* _Data segment_
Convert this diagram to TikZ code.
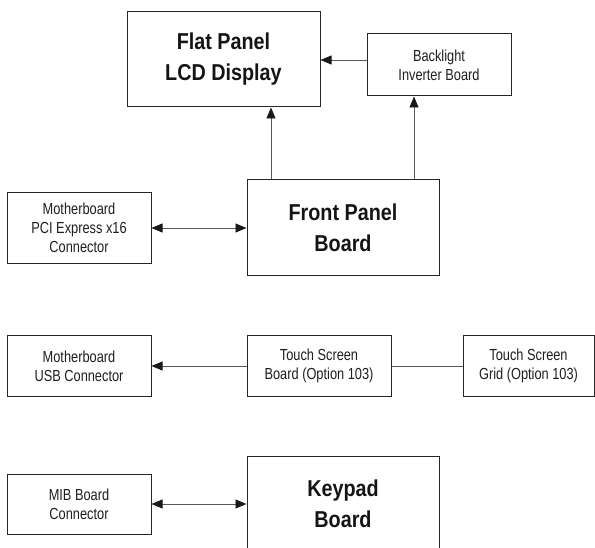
\documentclass[tikz,border=0pt]{standalone}
\usepackage{fontspec}
\setmainfont{Liberation Sans}[FakeStretch=0.8, BoldFeatures={FakeStretch=0.86}]
\usetikzlibrary{arrows.meta}

\tikzset{
    unit/.style={draw=black!85, line width=1pt, align=center, inner sep=0pt,
        text=black!88, font=\fontsize{16}{19}\selectfont},
    bigunit/.style={unit, text=black!92, font=\fontsize{23}{31}\selectfont\bfseries},
    link/.style={draw=black!65, line width=0.8pt},
    arr/.style={link, -{Triangle[length=11pt,width=9pt,color=black!90]}},
    dblarr/.style={link, {Triangle[length=11pt,width=9pt,color=black!90]}-{Triangle[length=11pt,width=9pt,color=black!90]}},
}

\begin{document}
\begin{tikzpicture}[x=1pt,y=-1pt]
    \useasboundingbox (0,0) rectangle (595,548);

    %display and front panel
        \node[bigunit, minimum width=193, minimum height=95] (lcd) at (223.5,59.5) {Flat Panel\\LCD Display};
        \node[unit, minimum width=144, minimum height=62] (backlight) at (439,65) {Backlight\\Inverter Board};
        \node[bigunit, minimum width=192, minimum height=96] (front) at (343,228) {Front Panel\\Board};
        \node[unit, minimum width=144, minimum height=71] (pci) at (79,228) {Motherboard\\PCI Express x16\\Connector};

    %touch screen row
        \node[unit, minimum width=144, minimum height=60] (usb) at (79,366) {Motherboard\\USB Connector};
        \node[unit, minimum width=144, minimum height=60] (tsb) at (319,366) {Touch Screen\\Board (Option 103)};
        \node[unit, minimum width=131, minimum height=60] (grid) at (528.5,366) {Touch Screen\\Grid (Option 103)};

    %keypad row
        \node[unit, minimum width=144, minimum height=60] (mib) at (79,504) {MIB Board\\Connector};
        \node[bigunit, minimum width=192, minimum height=96] (keypad) at (343,504) {Keypad\\Board};

    %connections
        \draw[arr] ([xshift=-72pt]front.north) -- ([xshift=-72pt]front.north |- lcd.south);
        \draw[arr] ([xshift=71pt]front.north) -- ([xshift=71pt]front.north |- backlight.south);
        \draw[arr] ([yshift=5pt]backlight.west) -- ([yshift=5pt]backlight.west -| lcd.east);
        \draw[dblarr] (pci.east) -- (front.west);
        \draw[arr] (tsb.west) -- (usb.east);
        \draw[link] (tsb.east) -- (grid.west);
        \draw[dblarr] (mib.east) -- (keypad.west);

\end{tikzpicture}
\end{document}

* _What is needed_
Restate the data word for word from its first line through the line with "(0,0) rectangle (595,548);", leaving out any picture along the way.

* _Task output_
Convert this diagram to TikZ code.
\documentclass[tikz,border=0pt]{standalone}
\usepackage{fontspec}
\setmainfont{Liberation Sans}[FakeStretch=0.8, BoldFeatures={FakeStretch=0.86}]
\usetikzlibrary{arrows.meta}

\tikzset{
    unit/.style={draw=black!85, line width=1pt, align=center, inner sep=0pt,
        text=black!88, font=\fontsize{16}{19}\selectfont},
    bigunit/.style={unit, text=black!92, font=\fontsize{23}{31}\selectfont\bfseries},
    link/.style={draw=black!65, line width=0.8pt},
    arr/.style={link, -{Triangle[length=11pt,width=9pt,color=black!90]}},
    dblarr/.style={link, {Triangle[length=11pt,width=9pt,color=black!90]}-{Triangle[length=11pt,width=9pt,color=black!90]}},
}

\begin{document}
\begin{tikzpicture}[x=1pt,y=-1pt]
    \useasboundingbox (0,0) rectangle (595,548);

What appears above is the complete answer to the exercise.